-------- INPUT ROWS --------

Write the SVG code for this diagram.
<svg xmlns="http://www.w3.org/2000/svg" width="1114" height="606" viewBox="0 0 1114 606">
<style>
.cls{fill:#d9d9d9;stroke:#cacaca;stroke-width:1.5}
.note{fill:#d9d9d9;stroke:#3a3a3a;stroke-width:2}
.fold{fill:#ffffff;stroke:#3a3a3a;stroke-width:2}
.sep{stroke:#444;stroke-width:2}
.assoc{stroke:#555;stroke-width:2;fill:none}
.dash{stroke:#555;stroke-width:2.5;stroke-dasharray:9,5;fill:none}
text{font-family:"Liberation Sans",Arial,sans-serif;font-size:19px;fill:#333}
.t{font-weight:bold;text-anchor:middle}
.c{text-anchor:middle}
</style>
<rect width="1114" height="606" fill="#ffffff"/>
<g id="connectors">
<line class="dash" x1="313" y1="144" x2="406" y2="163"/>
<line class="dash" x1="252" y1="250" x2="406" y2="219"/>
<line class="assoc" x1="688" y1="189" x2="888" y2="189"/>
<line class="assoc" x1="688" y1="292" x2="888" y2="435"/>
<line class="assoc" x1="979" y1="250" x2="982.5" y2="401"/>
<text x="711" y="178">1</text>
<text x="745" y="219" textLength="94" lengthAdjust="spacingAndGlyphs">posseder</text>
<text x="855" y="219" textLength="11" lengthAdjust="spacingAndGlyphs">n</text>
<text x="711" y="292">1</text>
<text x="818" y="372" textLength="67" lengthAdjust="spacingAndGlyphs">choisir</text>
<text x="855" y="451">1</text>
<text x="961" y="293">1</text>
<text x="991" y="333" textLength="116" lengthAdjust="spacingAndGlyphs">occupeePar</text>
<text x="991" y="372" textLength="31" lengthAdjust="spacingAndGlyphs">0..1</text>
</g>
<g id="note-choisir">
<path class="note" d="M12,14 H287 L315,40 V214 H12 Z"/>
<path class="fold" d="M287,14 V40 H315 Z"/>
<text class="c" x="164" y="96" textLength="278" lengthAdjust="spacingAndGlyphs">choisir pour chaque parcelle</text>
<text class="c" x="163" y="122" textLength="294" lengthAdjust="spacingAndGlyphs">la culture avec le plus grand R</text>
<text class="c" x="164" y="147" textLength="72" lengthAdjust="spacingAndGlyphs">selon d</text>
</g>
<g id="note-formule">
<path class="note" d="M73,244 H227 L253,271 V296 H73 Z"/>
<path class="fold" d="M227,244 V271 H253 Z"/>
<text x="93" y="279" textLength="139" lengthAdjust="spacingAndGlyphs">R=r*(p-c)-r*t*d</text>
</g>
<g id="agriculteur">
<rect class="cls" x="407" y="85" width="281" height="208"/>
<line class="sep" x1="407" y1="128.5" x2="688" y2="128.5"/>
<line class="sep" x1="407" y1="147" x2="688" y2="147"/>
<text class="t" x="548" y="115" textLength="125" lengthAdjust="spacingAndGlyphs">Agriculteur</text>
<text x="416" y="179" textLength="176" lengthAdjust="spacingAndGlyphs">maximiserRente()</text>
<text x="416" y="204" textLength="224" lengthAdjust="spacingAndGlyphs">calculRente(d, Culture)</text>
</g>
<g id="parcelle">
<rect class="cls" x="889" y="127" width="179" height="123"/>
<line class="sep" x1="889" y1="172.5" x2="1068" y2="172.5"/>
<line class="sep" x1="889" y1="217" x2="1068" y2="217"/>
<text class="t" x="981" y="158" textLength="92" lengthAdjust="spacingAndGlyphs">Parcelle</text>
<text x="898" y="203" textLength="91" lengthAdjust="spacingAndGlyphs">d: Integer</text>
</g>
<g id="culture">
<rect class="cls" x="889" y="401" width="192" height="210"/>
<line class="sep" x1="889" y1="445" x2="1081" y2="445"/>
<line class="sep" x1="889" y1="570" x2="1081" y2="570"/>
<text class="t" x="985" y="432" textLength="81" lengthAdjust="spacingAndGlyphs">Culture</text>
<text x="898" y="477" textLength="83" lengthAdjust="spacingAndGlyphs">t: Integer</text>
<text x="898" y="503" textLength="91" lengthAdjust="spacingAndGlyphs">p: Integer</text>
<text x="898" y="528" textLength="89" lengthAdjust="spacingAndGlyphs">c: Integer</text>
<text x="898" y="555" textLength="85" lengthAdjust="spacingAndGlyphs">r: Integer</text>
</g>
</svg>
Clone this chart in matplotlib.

--------

Print the material above once more, exactly.

Write the SVG code for this diagram.
<svg xmlns="http://www.w3.org/2000/svg" width="1114" height="606" viewBox="0 0 1114 606">
<style>
.cls{fill:#d9d9d9;stroke:#cacaca;stroke-width:1.5}
.note{fill:#d9d9d9;stroke:#3a3a3a;stroke-width:2}
.fold{fill:#ffffff;stroke:#3a3a3a;stroke-width:2}
.sep{stroke:#444;stroke-width:2}
.assoc{stroke:#555;stroke-width:2;fill:none}
.dash{stroke:#555;stroke-width:2.5;stroke-dasharray:9,5;fill:none}
text{font-family:"Liberation Sans",Arial,sans-serif;font-size:19px;fill:#333}
.t{font-weight:bold;text-anchor:middle}
.c{text-anchor:middle}
</style>
<rect width="1114" height="606" fill="#ffffff"/>
<g id="connectors">
<line class="dash" x1="313" y1="144" x2="406" y2="163"/>
<line class="dash" x1="252" y1="250" x2="406" y2="219"/>
<line class="assoc" x1="688" y1="189" x2="888" y2="189"/>
<line class="assoc" x1="688" y1="292" x2="888" y2="435"/>
<line class="assoc" x1="979" y1="250" x2="982.5" y2="401"/>
<text x="711" y="178">1</text>
<text x="745" y="219" textLength="94" lengthAdjust="spacingAndGlyphs">posseder</text>
<text x="855" y="219" textLength="11" lengthAdjust="spacingAndGlyphs">n</text>
<text x="711" y="292">1</text>
<text x="818" y="372" textLength="67" lengthAdjust="spacingAndGlyphs">choisir</text>
<text x="855" y="451">1</text>
<text x="961" y="293">1</text>
<text x="991" y="333" textLength="116" lengthAdjust="spacingAndGlyphs">occupeePar</text>
<text x="991" y="372" textLength="31" lengthAdjust="spacingAndGlyphs">0..1</text>
</g>
<g id="note-choisir">
<path class="note" d="M12,14 H287 L315,40 V214 H12 Z"/>
<path class="fold" d="M287,14 V40 H315 Z"/>
<text class="c" x="164" y="96" textLength="278" lengthAdjust="spacingAndGlyphs">choisir pour chaque parcelle</text>
<text class="c" x="163" y="122" textLength="294" lengthAdjust="spacingAndGlyphs">la culture avec le plus grand R</text>
<text class="c" x="164" y="147" textLength="72" lengthAdjust="spacingAndGlyphs">selon d</text>
</g>
<g id="note-formule">
<path class="note" d="M73,244 H227 L253,271 V296 H73 Z"/>
<path class="fold" d="M227,244 V271 H253 Z"/>
<text x="93" y="279" textLength="139" lengthAdjust="spacingAndGlyphs">R=r*(p-c)-r*t*d</text>
</g>
<g id="agriculteur">
<rect class="cls" x="407" y="85" width="281" height="208"/>
<line class="sep" x1="407" y1="128.5" x2="688" y2="128.5"/>
<line class="sep" x1="407" y1="147" x2="688" y2="147"/>
<text class="t" x="548" y="115" textLength="125" lengthAdjust="spacingAndGlyphs">Agriculteur</text>
<text x="416" y="179" textLength="176" lengthAdjust="spacingAndGlyphs">maximiserRente()</text>
<text x="416" y="204" textLength="224" lengthAdjust="spacingAndGlyphs">calculRente(d, Culture)</text>
</g>
<g id="parcelle">
<rect class="cls" x="889" y="127" width="179" height="123"/>
<line class="sep" x1="889" y1="172.5" x2="1068" y2="172.5"/>
<line class="sep" x1="889" y1="217" x2="1068" y2="217"/>
<text class="t" x="981" y="158" textLength="92" lengthAdjust="spacingAndGlyphs">Parcelle</text>
<text x="898" y="203" textLength="91" lengthAdjust="spacingAndGlyphs">d: Integer</text>
</g>
<g id="culture">
<rect class="cls" x="889" y="401" width="192" height="210"/>
<line class="sep" x1="889" y1="445" x2="1081" y2="445"/>
<line class="sep" x1="889" y1="570" x2="1081" y2="570"/>
<text class="t" x="985" y="432" textLength="81" lengthAdjust="spacingAndGlyphs">Culture</text>
<text x="898" y="477" textLength="83" lengthAdjust="spacingAndGlyphs">t: Integer</text>
<text x="898" y="503" textLength="91" lengthAdjust="spacingAndGlyphs">p: Integer</text>
<text x="898" y="528" textLength="89" lengthAdjust="spacingAndGlyphs">c: Integer</text>
<text x="898" y="555" textLength="85" lengthAdjust="spacingAndGlyphs">r: Integer</text>
</g>
</svg>
Clone this chart in matplotlib.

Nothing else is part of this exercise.